A catalog of high-quality solar radiation monitoring stations.
https://SolarStations.org
BSD 3-Clause "New" or "Revised" License
12 stars 4 forks source link

Metadata formatting #111

Open AdamRJensen opened 7 months ago

AdamRJensen commented 7 months ago

I've opened this PR to discuss how the metadata should be specified.

Specifically, the three columns: Tier, Instrument, Components. Right now, the Instrument column denotes either "Thermopile" or SPN1/RSR, and the the thermopile components measured are specified in the components columns (e.g., G;B;D). This is somewhat inconsistent as SPN1 also uses thermopiles...

Perhaps these two columns could be combined into one, e.g., a station with an RSR and a traditional unshaded pyranometer (GHI) and pyrheliometer (DNI) would have an entry in the Instrumentation column of G;B;RSR.

Also, given the definition of Tier 1 vs 2, it should be possible to determine if a station is Tier 1 by checking if G;B;D is listed in the components column. So perhaps the Tier column should be derived and not be hardcoded. Thoughts?

AdamRJensen commented 7 months ago

As per @IoannisSifnaios's comment:

I think it is a good idea to add a third status called "unknown". E.g., I could not find info if the Saudi Arabian or the Chilean network is still in operation, and by default they would be categorized as "active". However, that might require going over the stations again to make sure that they are in the correct category...

I think that is a good idea. Perhaps we can use a question mark? E.g., 2012-2014&2018-? Thoughts @kandersolar?

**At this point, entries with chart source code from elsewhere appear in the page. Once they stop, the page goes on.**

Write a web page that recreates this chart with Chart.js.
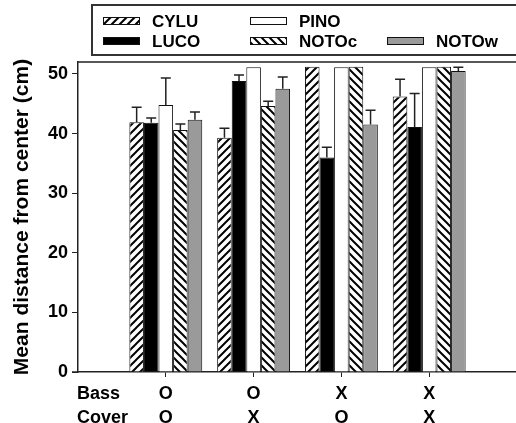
<!DOCTYPE html>
<html>
<head>
<meta charset="utf-8">
<script src="https://cdn.jsdelivr.net/npm/chart.js@4.4.1/dist/chart.umd.min.js"></script>
<style>
  html, body { margin: 0; padding: 0; overflow: hidden; background: #fff; }
  #wrap { width: 522px; height: 423px; }
</style>
</head>
<body>
<div id="wrap"><canvas id="chart"></canvas></div>
<script>
// treatment labels (two rows under each group)
const bass = ['O', 'O', 'X', 'X'];
const cover = ['O', 'X', 'O', 'X'];
const yTicks = [0, 10, 20, 30, 40, 50];

// mean distance from center (cm) and upper error
const cylu = [41.9, 39.3, 51.2, 46.2];
const cyluErr = [2.5, 1.6, 0, 2.9];
const luco = [41.8, 48.8, 36.0, 41.1];
const lucoErr = [0.8, 1.0, 1.7, 5.6];
const pino = [44.8, 51.1, 51.1, 51.1];
const pinoErr = [4.5, 0, 0, 0];
const notoc = [40.6, 44.6, 51.2, 51.2];
const notocErr = [1.0, 0.8, 0, 0];
const notow = [42.3, 47.5, 41.5, 50.5];
const notowErr = [1.3, 2.0, 2.4, 0.6];

const FONT = '"Liberation Sans", Arial, Helvetica, sans-serif';

function hatch(up) {
  const s = 8;
  const c = document.createElement('canvas');
  c.width = s; c.height = s;
  const g = c.getContext('2d');
  g.fillStyle = '#fff';
  g.fillRect(0, 0, s, s);
  g.strokeStyle = '#000';
  g.lineWidth = 2;
  g.beginPath();
  if (up) {
    g.moveTo(0, s); g.lineTo(s, 0);
    g.moveTo(-1, 1); g.lineTo(1, -1);
    g.moveTo(s - 1, s + 1); g.lineTo(s + 1, s - 1);
  } else {
    g.moveTo(0, 0); g.lineTo(s, s);
    g.moveTo(-1, s - 1); g.lineTo(1, s + 1);
    g.moveTo(s - 1, -1); g.lineTo(s + 1, 1);
  }
  g.stroke();
  return g.createPattern(c, 'repeat');
}

const fillUp = hatch(true);
const fillDown = hatch(false);

// empty slot on each side so groups sit one step in from the axis
const pad = arr => [null, ...arr, null];
const labels = ['', ...bass.map((b, i) => [b, cover[i]]), ''];

function ds(label, values, errs, fill) {
  return {
    label: label,
    data: pad(values),
    errors: pad(errs),
    backgroundColor: fill,
    borderColor: '#111',
    borderWidth: 1,
    borderSkipped: 'bottom'
  };
}

const errorBars = {
  id: 'errorBars',
  afterDatasetsDraw(chart) {
    const ctx = chart.ctx;
    const y = chart.scales.y;
    ctx.save();
    ctx.strokeStyle = '#222';
    ctx.lineWidth = 1.5;
    chart.data.datasets.forEach((set, i) => {
      chart.getDatasetMeta(i).data.forEach((bar, j) => {
        const e = set.errors[j];
        if (!e) return;
        const top = y.getPixelForValue(set.data[j] + e);
        ctx.beginPath();
        ctx.moveTo(bar.x, bar.y);
        ctx.lineTo(bar.x, top);
        ctx.moveTo(bar.x - 5, top);
        ctx.lineTo(bar.x + 5, top);
        ctx.stroke();
      });
    });
    ctx.restore();
  }
};

// frame line, legend box and the Bass / Cover row titles
const decor = {
  id: 'decor',
  afterDraw(chart) {
    const ctx = chart.ctx;
    const area = chart.chartArea;
    const sets = chart.data.datasets;
    ctx.save();
    ctx.strokeStyle = '#222';
    ctx.lineWidth = 1.5;
    ctx.beginPath();
    ctx.moveTo(area.left, area.top);
    ctx.lineTo(chart.width, area.top);
    // x axis runs a little past the y axis, as in the original
    ctx.moveTo(area.left - 6, area.bottom);
    ctx.lineTo(area.left, area.bottom);
    ctx.stroke();

    ctx.strokeStyle = '#333';
    ctx.lineWidth = 2;
    ctx.strokeRect(92, 5, 440, 50);

    const items = [
      [0, 103, 17], [1, 103, 37], [2, 250, 17], [3, 250, 37], [4, 387, 37]
    ];
    ctx.font = 'bold 17px ' + FONT;
    ctx.textBaseline = 'middle';
    ctx.textAlign = 'left';
    items.forEach(([k, x, y]) => {
      ctx.fillStyle = sets[k].backgroundColor;
      ctx.fillRect(x, y, 37, 8);
      ctx.strokeStyle = '#111';
      ctx.lineWidth = 1;
      ctx.strokeRect(x + 0.5, y + 0.5, 36, 7);
      ctx.fillStyle = '#000';
      ctx.fillText(sets[k].label, x + 49, y + 5);
    });

    ctx.font = 'bold 18px ' + FONT;
    ctx.fillText('Bass', area.left - 1, area.bottom + 22);
    ctx.fillText('Cover', area.left - 1, area.bottom + 46);
    ctx.restore();
  }
};

new Chart(document.getElementById('chart'), {
  type: 'bar',
  data: {
    labels: labels,
    datasets: [
      ds('CYLU', cylu, cyluErr, fillUp),
      ds('LUCO', luco, lucoErr, '#000'),
      ds('PINO', pino, pinoErr, '#fff'),
      ds('NOTOc', notoc, notocErr, fillDown),
      ds('NOTOw', notow, notowErr, '#9a9a9a')
    ]
  },
  options: {
    responsive: true,
    maintainAspectRatio: false,
    animation: false,
    layout: { padding: { top: 62, right: 0, left: 0, bottom: 0 } },
    categoryPercentage: 0.83,
    barPercentage: 1.0,
    plugins: {
      legend: { display: false },
      tooltip: { enabled: false }
    },
    scales: {
      x: {
        offset: false,
        grid: {
          offset: false,
          drawOnChartArea: false,
          tickLength: 5,
          tickColor: c => (c.index === 0 || c.index === labels.length - 1) ? 'rgba(0,0,0,0)' : '#222'
        },
        border: { color: '#222', width: 1.5 },
        ticks: {
          autoSkip: false,
          maxRotation: 0,
          padding: 5,
          color: '#000',
          font: { family: FONT, size: 18, weight: 'bold', lineHeight: 1.333 }
        },
        afterFit: s => { s.height = 51; }
      },
      y: {
        min: 0,
        max: 52,
        afterBuildTicks: s => { s.ticks = yTicks.map(v => ({ value: v })); },
        grid: { drawOnChartArea: false, tickLength: 6, tickColor: '#222' },
        border: { color: '#222', width: 1.5 },
        ticks: {
          padding: 4,
          color: '#000',
          font: { family: FONT, size: 18, weight: 'bold' }
        },
        title: {
          display: true,
          text: 'Mean distance from center (cm)',
          color: '#000',
          font: { family: FONT, size: 21, weight: 'bold' },
          padding: { top: 10, bottom: 0 }
        },
        afterFit: s => { s.width = 78; }
      }
    }
  },
  plugins: [errorBars, decor]
});
</script>
</body>
</html>
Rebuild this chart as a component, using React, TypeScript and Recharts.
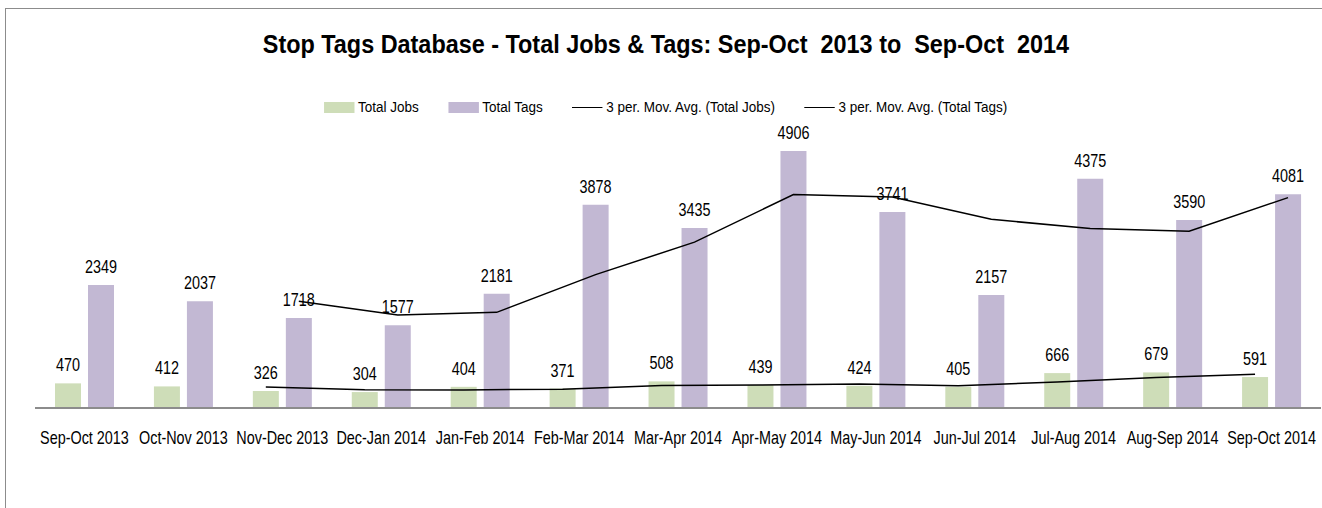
import React from 'react';
import {
  ComposedChart, Bar, Line, XAxis, YAxis, LabelList,
} from 'recharts';

const categories = [
  'Sep-Oct 2013', 'Oct-Nov 2013', 'Nov-Dec 2013', 'Dec-Jan 2014', 'Jan-Feb 2014',
  'Feb-Mar 2014', 'Mar-Apr 2014', 'Apr-May 2014', 'May-Jun 2014', 'Jun-Jul 2014',
  'Jul-Aug 2014', 'Aug-Sep 2014', 'Sep-Oct 2014',
];
const totalJobs = [470, 412, 326, 304, 404, 371, 508, 439, 424, 405, 666, 679, 591];
const totalTags = [2349, 2037, 1718, 1577, 2181, 3878, 3435, 4906, 3741, 2157, 4375, 3590, 4081];
// 3 period moving averages as drawn (start at 3rd period)
const jobsAvg = [null, null, 403, 347, 345, 360, 428, 439, 457, 423, 498, 583, 645];
const tagsAvg = [null, null, 2035, 1777, 1825, 2545, 3165, 4073, 4027, 3601, 3424, 3374, 4015];

const GREEN = '#CEDDB8';
const PURPLE = '#C2B8D3';
const FONT = "'Liberation Sans', Arial, sans-serif";
const SQUEEZE = 0.8; // original chart text is horizontally compressed
const TEXT_SIZE = 18;

const W = 1322;
const H = 508;
const M = { top: 146, right: 1, bottom: 70, left: 35 };
const BAR = 26;
const GAP = 7;
// trendlines sit on the centre of their own bar, not the category centre
const band = (W - M.left - M.right) / categories.length;
const shift = (BAR + GAP) / 2 / band;

const data = categories.map((name, i) => ({
  name,
  idx: i,
  jobs: totalJobs[i],
  tags: totalTags[i],
  jobsAvg: jobsAvg[i],
  tagsAvg: tagsAvg[i],
}));

const legendItems = [
  { label: 'Total Jobs', kind: 'box', color: GREEN },
  { label: 'Total Tags', kind: 'box', color: PURPLE },
  { label: '3 per. Mov. Avg. (Total Jobs)', kind: 'line', color: '#000' },
  { label: '3 per. Mov. Avg. (Total Tags)', kind: 'line', color: '#000' },
];

function NarrowTick(props: any) {
  const { x, y, payload } = props;
  return (
    <g transform={`translate(${x},${y})`}>
      <text transform={`scale(${SQUEEZE},1)`} textAnchor="middle" dy="0.68em"
        fill="#000" fontSize={TEXT_SIZE} fontFamily={FONT}>
        {payload.value}
      </text>
    </g>
  );
}

function NarrowLabel(props: any) {
  const { x, y, width, value } = props;
  if (value == null) return null;
  return (
    <g transform={`translate(${x + width / 2},${y - 12})`}>
      <text transform={`scale(${SQUEEZE},1)`} textAnchor="middle"
        fill="#000" fontSize={TEXT_SIZE} fontFamily={FONT}>
        {value}
      </text>
    </g>
  );
}

function ChartLegend() {
  return (
    <div style={{
      position: 'absolute', left: 0, top: 98, width: W, display: 'flex', justifyContent: 'center',
    }}>
      <div style={{
        display: 'flex', gap: 34, fontFamily: FONT, fontSize: 15.5, color: '#000',
        transform: 'scaleX(0.87)', transformOrigin: 'center', whiteSpace: 'nowrap', marginLeft: 10,
      }}>
        {legendItems.map(it => (
          <div key={it.label} style={{ display: 'flex', alignItems: 'center' }}>
            {it.kind === 'box'
              ? <span style={{ display: 'inline-block', width: 35, height: 11, background: it.color, marginRight: 4 }} />
              : <span style={{ display: 'inline-block', width: 35, height: 0, borderTop: `1.5px solid ${it.color}`, marginRight: 4 }} />}
            <span>{it.label}</span>
          </div>
        ))}
      </div>
    </div>
  );
}

export default function App() {
  return (
    <div style={{ position: 'absolute', left: 0, top: 0, width: W, height: H, background: '#fff', overflow: 'hidden' }}>
      <div style={{
        position: 'absolute', left: 5, top: 8, width: W - 5, height: H - 8,
        borderTop: '1px solid #8c8c8c', borderLeft: '1px solid #8c8c8c',
      }} />
      <div style={{ position: 'absolute', left: 0, top: 29, width: W, display: 'flex', justifyContent: 'center' }}>
        <div style={{
          fontFamily: FONT, fontWeight: 'bold', fontSize: 26, whiteSpace: 'pre', color: '#000',
          transform: 'scaleX(0.9)', transformOrigin: 'center', marginLeft: 10,
        }}>
          {'Stop Tags Database - Total Jobs & Tags: Sep-Oct  2013 to  Sep-Oct  2014'}
        </div>
      </div>
      <ChartLegend />
      <ComposedChart width={W} height={H} data={data} margin={M} barSize={BAR} barGap={GAP}
        style={{ position: 'absolute', left: 0, top: 0 }}>
        <XAxis dataKey="name" height={30} interval={0} tickLine={false} tickSize={6} tickMargin={18}
          axisLine={{ stroke: '#8c8c8c', strokeWidth: 2 }} tick={<NarrowTick />} />
        <XAxis xAxisId="jobsX" type="number" dataKey="idx" hide allowDataOverflow
          domain={[-0.5 + shift, categories.length - 0.5 + shift]} />
        <XAxis xAxisId="tagsX" type="number" dataKey="idx" hide allowDataOverflow
          domain={[-0.5 - shift, categories.length - 0.5 - shift]} />
        <YAxis hide domain={[0, 5000]} />
        <Bar dataKey="jobs" fill={GREEN} isAnimationActive={false}>
          <LabelList dataKey="jobs" content={<NarrowLabel />} />
        </Bar>
        <Bar dataKey="tags" fill={PURPLE} isAnimationActive={false}>
          <LabelList dataKey="tags" content={<NarrowLabel />} />
        </Bar>
        <Line xAxisId="jobsX" dataKey="jobsAvg" stroke="#000" strokeWidth={1.5} dot={false}
          activeDot={false} isAnimationActive={false} />
        <Line xAxisId="tagsX" dataKey="tagsAvg" stroke="#000" strokeWidth={1.5} dot={false}
          activeDot={false} isAnimationActive={false} />
      </ComposedChart>
    </div>
  );
}
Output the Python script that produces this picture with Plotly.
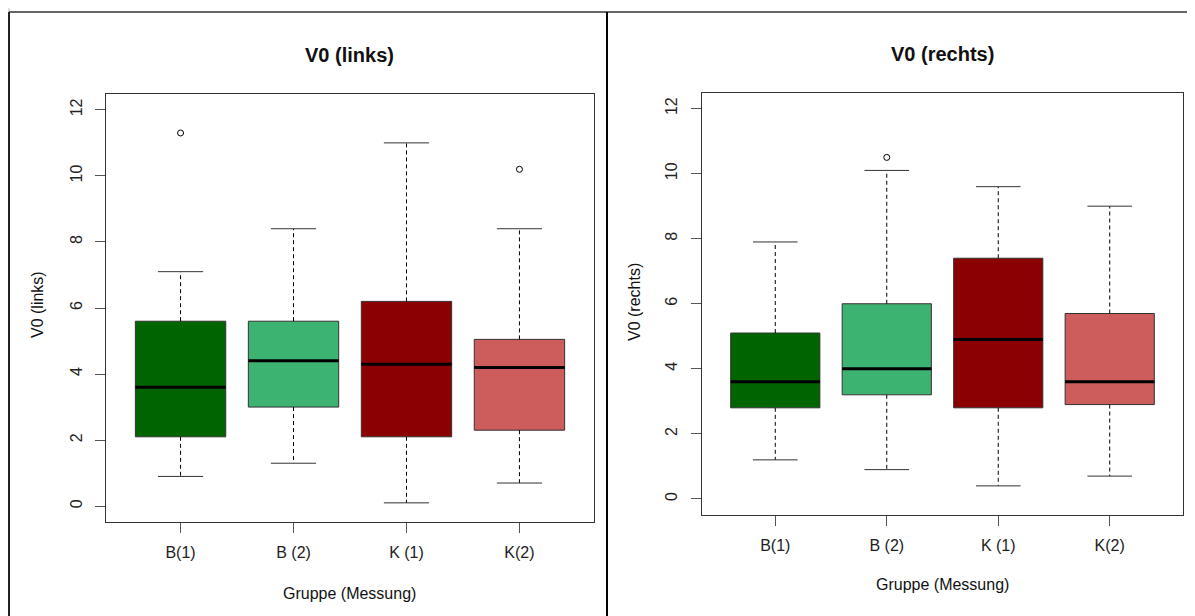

kandersolar commented 7 months ago

An alternative approach: indicate instrumentation type and component presence/absence in a combined form. Something like this:

Station DNI DHI GHI
Stn 1 pyrheliometer shadowball + thermopile thermopile
Stn 2 N/A SPN1 SPN1
AdamRJensen commented 7 months ago

Your example still contains some duplicate information (not that that is necessarily a problem). My main issue is that it limits denoting additional measurements, e.g., UV and IR as is sometimes done (though I suppose this could be put in the comments).

My favor is still to have one instrumentation column like this:

Station Intruments
Stn 1 G, B, SPN1, IR
Stn 2 G, D

@kandersolar thoughts about using a question mark for the dates?

Tier will then be determined as following:

    for row in stations:
        instruments = row['Instruments'].split(';')
        if ('G' in instruments') & ('B' in instruments') & ('D' in instruments):
            row['Tier'] = 1
        else:
            row['Tier'] = 2

Additionally, diffuse irradiance measurements with a shadow band need to be marked differently than if they are mounted on a tracker. D will be used for tracker mounted irradiance measurements (highest quality) and Ds for diffuse irradiance measurements with a shadowband or shadowring.

kandersolar commented 7 months ago

Question mark indicating uncertain end date makes sense to me!